§ **SET EXERCISE**
Pictures stay out of the copy. Repeat exactly the lines from the first entry below through the line that contains "5. \u201cNo\u201d to", and nothing beyond.

§ **INFORMATION PROVIDED**
◇ ◇ ◇
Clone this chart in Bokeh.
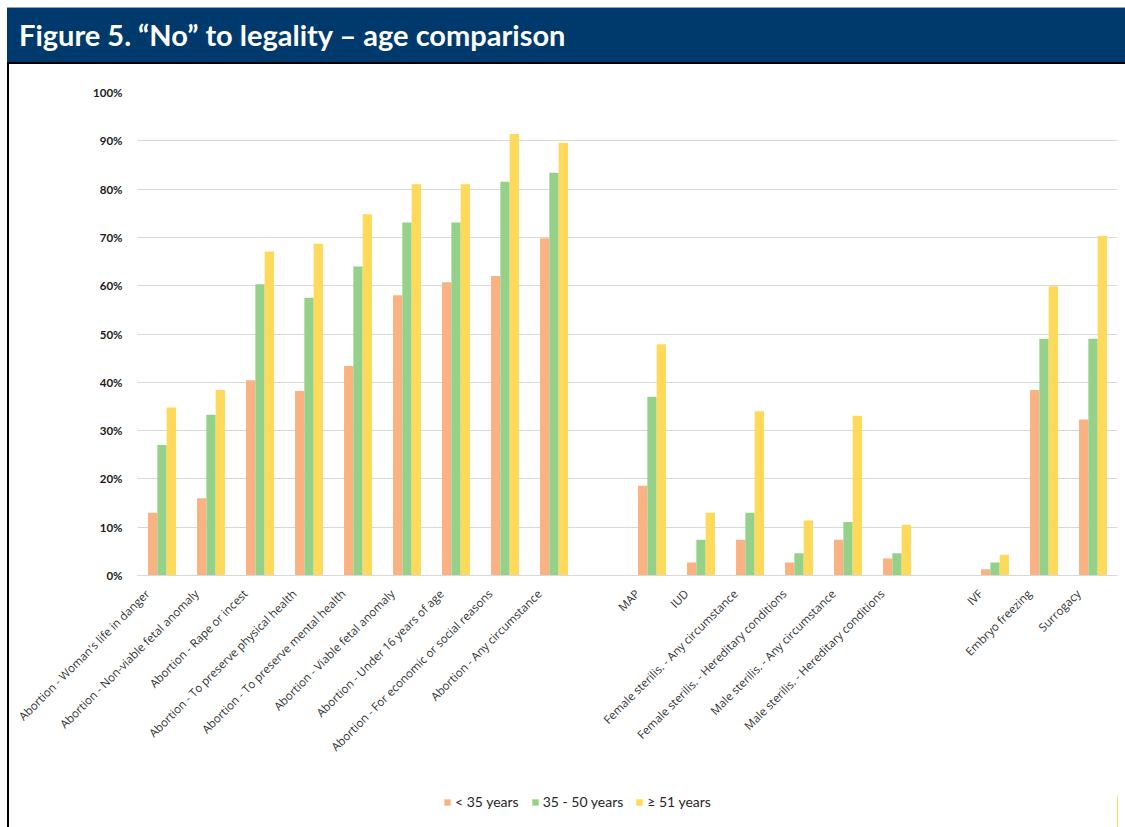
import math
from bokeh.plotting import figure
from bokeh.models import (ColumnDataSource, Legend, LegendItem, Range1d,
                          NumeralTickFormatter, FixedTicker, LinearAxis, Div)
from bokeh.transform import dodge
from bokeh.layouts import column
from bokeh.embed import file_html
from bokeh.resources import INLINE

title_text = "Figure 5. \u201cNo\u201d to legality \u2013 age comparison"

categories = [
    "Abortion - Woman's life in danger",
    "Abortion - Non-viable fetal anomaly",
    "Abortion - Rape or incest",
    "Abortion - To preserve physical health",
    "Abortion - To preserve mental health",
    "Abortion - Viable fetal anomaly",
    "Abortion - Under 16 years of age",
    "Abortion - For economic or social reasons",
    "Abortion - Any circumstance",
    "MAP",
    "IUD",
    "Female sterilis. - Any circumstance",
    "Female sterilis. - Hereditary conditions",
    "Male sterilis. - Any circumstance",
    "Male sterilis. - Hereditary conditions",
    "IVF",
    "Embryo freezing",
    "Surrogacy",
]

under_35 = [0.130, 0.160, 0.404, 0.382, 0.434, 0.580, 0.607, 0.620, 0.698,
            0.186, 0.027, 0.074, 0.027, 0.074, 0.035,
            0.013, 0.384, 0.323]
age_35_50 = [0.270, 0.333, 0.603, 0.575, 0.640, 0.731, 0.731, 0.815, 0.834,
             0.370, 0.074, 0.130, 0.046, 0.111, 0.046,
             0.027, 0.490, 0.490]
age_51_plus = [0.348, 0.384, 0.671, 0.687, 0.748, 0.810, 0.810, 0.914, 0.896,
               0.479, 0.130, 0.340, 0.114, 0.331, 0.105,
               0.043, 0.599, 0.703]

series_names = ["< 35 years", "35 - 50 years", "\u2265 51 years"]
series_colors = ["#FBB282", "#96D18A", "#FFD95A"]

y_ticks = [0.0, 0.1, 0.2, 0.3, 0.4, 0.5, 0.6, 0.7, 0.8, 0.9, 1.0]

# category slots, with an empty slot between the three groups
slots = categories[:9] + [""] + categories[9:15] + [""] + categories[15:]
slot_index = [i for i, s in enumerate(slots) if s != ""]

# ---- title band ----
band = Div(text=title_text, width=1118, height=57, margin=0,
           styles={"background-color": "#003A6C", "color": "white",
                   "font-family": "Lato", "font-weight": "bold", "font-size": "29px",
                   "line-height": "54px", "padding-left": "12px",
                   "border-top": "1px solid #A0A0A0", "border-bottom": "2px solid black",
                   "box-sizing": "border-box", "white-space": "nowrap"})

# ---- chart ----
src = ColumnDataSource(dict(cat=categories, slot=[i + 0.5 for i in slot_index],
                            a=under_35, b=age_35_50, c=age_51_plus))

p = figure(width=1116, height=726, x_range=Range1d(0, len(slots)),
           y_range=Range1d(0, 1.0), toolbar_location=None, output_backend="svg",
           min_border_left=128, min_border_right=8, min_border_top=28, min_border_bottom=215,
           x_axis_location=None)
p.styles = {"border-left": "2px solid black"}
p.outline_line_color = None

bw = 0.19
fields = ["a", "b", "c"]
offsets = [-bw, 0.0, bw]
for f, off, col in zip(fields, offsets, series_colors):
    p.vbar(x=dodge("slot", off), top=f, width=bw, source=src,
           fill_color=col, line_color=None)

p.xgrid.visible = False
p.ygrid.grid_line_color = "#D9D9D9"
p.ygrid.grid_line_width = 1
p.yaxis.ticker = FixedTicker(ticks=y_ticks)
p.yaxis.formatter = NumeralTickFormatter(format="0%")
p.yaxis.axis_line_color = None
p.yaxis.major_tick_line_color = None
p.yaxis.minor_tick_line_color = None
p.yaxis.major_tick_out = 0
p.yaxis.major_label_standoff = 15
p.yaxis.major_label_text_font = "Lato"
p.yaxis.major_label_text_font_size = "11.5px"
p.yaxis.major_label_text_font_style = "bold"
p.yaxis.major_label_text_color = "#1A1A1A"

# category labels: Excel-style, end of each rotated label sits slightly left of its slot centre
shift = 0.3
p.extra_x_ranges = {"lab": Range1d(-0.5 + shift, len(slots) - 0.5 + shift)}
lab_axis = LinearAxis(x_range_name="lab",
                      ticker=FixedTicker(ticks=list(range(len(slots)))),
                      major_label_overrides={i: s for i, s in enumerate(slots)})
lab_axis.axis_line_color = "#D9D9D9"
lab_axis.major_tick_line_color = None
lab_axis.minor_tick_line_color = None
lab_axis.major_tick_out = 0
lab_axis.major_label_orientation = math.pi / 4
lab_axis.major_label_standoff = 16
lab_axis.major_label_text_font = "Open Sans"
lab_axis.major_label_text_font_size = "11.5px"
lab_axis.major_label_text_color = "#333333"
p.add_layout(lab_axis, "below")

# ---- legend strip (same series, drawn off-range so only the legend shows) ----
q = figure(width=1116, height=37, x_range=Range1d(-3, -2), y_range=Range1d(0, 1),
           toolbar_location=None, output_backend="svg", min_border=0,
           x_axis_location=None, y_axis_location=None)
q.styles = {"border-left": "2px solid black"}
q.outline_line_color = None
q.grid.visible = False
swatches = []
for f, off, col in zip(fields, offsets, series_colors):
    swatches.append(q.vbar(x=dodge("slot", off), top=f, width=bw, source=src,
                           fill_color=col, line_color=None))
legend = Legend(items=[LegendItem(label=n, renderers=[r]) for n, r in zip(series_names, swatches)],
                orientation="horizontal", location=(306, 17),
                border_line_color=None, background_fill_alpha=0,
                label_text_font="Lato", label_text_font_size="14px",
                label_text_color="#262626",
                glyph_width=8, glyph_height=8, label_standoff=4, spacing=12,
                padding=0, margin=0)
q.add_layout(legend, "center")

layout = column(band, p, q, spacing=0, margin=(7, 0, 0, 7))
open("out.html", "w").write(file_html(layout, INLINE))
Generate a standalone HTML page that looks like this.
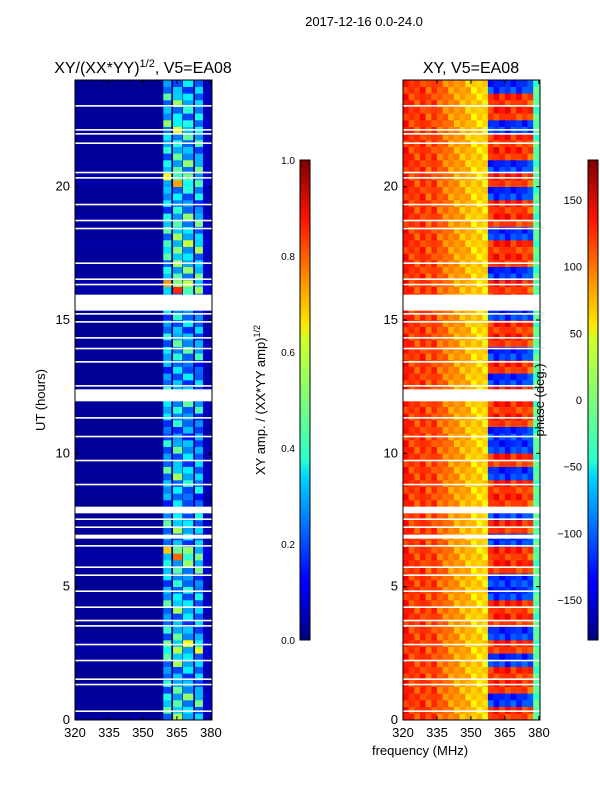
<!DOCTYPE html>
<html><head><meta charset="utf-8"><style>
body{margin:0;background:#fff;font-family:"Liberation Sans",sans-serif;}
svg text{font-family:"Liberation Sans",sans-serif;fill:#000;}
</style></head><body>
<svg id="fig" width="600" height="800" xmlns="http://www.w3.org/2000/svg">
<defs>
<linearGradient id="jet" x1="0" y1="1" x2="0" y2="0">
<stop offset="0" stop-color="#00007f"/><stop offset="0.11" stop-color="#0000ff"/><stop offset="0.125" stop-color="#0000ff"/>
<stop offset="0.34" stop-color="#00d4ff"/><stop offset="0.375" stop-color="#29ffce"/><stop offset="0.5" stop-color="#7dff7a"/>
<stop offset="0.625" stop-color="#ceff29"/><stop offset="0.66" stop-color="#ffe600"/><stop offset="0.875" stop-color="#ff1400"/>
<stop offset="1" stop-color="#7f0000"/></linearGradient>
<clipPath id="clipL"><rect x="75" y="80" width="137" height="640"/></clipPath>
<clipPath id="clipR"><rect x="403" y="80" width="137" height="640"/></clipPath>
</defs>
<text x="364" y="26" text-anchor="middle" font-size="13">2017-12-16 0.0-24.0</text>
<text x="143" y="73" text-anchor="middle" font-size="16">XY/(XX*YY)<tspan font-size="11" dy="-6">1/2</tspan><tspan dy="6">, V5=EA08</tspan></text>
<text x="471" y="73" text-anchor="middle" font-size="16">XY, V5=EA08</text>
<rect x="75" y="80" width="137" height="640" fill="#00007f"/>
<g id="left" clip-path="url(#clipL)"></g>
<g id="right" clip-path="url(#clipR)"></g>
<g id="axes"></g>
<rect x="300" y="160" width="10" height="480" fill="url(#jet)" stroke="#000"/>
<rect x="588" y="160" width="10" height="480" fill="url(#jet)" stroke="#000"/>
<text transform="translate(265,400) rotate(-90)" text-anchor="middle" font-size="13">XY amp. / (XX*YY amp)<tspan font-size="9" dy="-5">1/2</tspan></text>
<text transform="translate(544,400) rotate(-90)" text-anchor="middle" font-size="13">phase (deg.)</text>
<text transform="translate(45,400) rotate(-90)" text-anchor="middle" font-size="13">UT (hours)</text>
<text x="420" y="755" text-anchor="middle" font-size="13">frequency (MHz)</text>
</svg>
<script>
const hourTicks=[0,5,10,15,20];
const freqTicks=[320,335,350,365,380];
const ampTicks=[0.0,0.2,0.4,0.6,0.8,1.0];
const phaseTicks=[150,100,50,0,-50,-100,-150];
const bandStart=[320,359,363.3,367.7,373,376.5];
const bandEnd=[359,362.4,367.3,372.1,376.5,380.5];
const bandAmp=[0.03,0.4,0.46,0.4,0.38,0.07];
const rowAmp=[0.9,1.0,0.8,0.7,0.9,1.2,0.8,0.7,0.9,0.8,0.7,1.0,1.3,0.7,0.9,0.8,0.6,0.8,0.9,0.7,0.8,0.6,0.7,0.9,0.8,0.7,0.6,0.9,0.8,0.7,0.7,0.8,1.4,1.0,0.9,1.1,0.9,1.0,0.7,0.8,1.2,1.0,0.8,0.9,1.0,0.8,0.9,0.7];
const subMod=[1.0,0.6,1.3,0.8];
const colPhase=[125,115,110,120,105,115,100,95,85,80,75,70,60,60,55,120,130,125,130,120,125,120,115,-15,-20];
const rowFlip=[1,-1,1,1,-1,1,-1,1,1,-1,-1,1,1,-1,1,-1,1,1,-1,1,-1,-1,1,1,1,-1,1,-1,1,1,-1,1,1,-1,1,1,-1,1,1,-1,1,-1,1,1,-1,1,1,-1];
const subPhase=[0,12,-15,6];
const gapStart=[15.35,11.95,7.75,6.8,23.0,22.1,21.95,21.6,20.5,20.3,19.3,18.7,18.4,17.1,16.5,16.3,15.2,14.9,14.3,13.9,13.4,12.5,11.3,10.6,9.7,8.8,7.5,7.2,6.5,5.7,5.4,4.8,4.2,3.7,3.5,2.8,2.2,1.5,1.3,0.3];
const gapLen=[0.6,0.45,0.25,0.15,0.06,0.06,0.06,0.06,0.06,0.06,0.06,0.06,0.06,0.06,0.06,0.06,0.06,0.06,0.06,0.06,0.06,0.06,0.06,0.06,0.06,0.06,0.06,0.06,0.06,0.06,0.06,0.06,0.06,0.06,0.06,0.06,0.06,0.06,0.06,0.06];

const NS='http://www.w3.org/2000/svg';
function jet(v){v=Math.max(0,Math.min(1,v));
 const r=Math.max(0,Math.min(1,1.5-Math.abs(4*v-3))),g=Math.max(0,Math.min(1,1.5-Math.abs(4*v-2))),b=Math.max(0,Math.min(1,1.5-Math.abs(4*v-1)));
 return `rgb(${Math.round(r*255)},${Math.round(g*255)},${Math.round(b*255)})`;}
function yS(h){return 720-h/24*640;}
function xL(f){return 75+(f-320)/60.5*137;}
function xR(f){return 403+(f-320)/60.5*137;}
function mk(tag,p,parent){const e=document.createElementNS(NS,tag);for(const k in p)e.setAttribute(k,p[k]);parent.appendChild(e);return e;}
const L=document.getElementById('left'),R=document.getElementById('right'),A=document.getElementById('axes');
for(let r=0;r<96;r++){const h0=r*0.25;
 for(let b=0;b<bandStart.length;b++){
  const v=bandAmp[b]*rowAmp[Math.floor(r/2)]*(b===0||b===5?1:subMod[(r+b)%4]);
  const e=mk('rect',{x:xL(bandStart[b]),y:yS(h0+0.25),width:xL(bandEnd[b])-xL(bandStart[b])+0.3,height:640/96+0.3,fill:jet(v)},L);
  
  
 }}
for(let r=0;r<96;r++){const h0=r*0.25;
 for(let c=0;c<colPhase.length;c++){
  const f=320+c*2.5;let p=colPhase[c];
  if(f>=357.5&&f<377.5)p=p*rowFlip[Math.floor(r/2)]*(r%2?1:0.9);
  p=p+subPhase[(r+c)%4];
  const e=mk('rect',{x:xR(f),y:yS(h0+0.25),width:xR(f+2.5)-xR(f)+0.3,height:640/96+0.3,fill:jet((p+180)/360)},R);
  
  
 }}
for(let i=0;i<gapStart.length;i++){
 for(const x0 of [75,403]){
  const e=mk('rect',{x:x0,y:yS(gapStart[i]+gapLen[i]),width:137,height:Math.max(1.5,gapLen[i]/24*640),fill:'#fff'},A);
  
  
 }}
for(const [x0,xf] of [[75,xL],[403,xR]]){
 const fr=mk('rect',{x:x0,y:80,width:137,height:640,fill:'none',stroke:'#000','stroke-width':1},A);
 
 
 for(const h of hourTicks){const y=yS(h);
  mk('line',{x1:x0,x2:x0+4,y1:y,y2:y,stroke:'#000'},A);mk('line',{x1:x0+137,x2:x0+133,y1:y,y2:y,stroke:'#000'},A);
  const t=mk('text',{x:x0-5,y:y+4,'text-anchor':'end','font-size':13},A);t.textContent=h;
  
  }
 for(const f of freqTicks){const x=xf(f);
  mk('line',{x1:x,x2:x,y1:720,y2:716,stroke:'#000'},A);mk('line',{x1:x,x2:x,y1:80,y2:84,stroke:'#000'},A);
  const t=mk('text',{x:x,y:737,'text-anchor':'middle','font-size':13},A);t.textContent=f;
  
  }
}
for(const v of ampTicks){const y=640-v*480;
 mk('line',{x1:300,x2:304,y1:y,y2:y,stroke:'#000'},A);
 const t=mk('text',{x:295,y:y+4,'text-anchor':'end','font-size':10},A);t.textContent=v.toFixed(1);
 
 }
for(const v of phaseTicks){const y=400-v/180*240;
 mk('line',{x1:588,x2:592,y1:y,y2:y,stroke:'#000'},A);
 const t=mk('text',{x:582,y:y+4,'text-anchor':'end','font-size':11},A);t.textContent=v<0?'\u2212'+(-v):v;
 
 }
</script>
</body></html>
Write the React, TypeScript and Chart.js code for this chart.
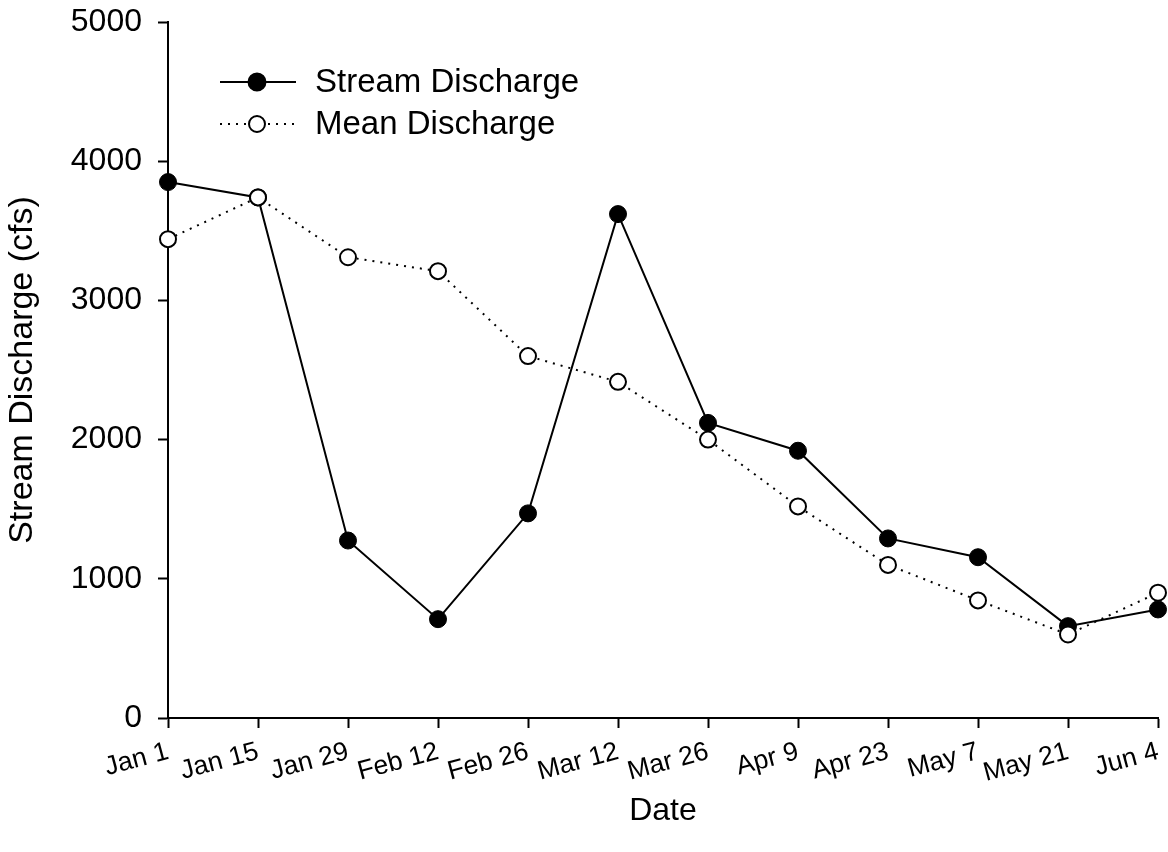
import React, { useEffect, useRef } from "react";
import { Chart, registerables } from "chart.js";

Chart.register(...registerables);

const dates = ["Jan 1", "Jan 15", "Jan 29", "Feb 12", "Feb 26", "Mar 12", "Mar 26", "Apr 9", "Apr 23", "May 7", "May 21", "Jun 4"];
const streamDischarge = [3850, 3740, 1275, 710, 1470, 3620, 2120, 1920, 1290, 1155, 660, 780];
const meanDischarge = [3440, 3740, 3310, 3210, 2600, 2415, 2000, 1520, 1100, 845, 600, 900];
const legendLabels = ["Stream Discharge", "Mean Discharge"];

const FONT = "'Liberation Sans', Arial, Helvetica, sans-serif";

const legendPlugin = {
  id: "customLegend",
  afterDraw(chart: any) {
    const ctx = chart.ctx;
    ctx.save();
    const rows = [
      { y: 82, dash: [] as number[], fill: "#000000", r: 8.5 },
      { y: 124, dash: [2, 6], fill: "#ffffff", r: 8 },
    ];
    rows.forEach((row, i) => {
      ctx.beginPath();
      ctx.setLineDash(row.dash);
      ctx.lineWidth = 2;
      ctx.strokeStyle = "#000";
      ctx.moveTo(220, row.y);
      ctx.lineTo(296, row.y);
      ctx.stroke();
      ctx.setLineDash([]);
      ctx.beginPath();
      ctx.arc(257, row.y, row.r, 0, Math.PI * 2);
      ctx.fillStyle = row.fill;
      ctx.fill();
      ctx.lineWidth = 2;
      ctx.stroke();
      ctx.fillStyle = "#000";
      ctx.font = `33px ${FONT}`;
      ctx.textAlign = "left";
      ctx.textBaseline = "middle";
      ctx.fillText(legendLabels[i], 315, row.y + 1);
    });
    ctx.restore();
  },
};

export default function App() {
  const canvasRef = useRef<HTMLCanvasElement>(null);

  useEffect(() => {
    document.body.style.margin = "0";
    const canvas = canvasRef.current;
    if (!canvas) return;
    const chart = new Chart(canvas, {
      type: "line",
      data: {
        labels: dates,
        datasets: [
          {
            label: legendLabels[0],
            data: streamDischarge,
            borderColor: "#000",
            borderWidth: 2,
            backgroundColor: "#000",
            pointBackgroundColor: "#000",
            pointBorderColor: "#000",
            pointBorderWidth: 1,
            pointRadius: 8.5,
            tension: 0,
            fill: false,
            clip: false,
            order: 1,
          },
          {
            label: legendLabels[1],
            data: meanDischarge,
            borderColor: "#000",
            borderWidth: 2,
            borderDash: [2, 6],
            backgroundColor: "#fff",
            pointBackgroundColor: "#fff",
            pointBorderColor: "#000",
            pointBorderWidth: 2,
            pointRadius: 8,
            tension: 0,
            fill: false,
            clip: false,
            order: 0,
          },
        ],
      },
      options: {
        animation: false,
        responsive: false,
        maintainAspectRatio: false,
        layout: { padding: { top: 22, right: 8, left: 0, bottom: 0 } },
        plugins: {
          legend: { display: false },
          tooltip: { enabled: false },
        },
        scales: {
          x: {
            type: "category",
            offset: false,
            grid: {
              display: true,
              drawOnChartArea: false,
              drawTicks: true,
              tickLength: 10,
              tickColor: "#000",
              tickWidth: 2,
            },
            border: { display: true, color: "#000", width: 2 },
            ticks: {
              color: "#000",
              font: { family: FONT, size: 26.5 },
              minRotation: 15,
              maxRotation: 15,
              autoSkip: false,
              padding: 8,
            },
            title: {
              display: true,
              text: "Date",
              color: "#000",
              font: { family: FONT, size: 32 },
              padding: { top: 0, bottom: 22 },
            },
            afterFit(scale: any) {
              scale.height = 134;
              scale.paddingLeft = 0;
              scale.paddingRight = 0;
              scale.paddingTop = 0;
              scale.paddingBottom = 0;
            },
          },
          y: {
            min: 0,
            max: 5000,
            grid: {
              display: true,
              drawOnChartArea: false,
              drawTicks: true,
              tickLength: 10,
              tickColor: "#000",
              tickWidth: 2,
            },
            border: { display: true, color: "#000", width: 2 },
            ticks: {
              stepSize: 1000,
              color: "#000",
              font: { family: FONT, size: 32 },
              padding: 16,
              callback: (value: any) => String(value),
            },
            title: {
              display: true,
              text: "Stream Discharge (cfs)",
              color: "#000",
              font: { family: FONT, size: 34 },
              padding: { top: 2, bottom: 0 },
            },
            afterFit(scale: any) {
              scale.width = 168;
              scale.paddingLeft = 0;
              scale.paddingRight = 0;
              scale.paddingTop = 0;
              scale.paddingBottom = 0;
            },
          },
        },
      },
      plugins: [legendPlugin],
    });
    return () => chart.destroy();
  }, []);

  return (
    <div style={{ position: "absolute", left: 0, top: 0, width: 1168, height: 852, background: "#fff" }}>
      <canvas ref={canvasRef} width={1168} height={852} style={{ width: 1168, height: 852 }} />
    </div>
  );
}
◇ ◇ ◇
§ **RESPONSE TO THIS EXERCISE**
Clone this chart in Bokeh.
import math
from bokeh.plotting import figure
from bokeh.models import (ColumnDataSource, Legend, LegendItem, Range1d,
                          NumeralTickFormatter, FixedTicker, LinearAxis, Div)
from bokeh.transform import dodge
from bokeh.layouts import column
from bokeh.embed import file_html
from bokeh.resources import INLINE

title_text = "Figure 5. \u201cNo\u201d to legality \u2013 age comparison"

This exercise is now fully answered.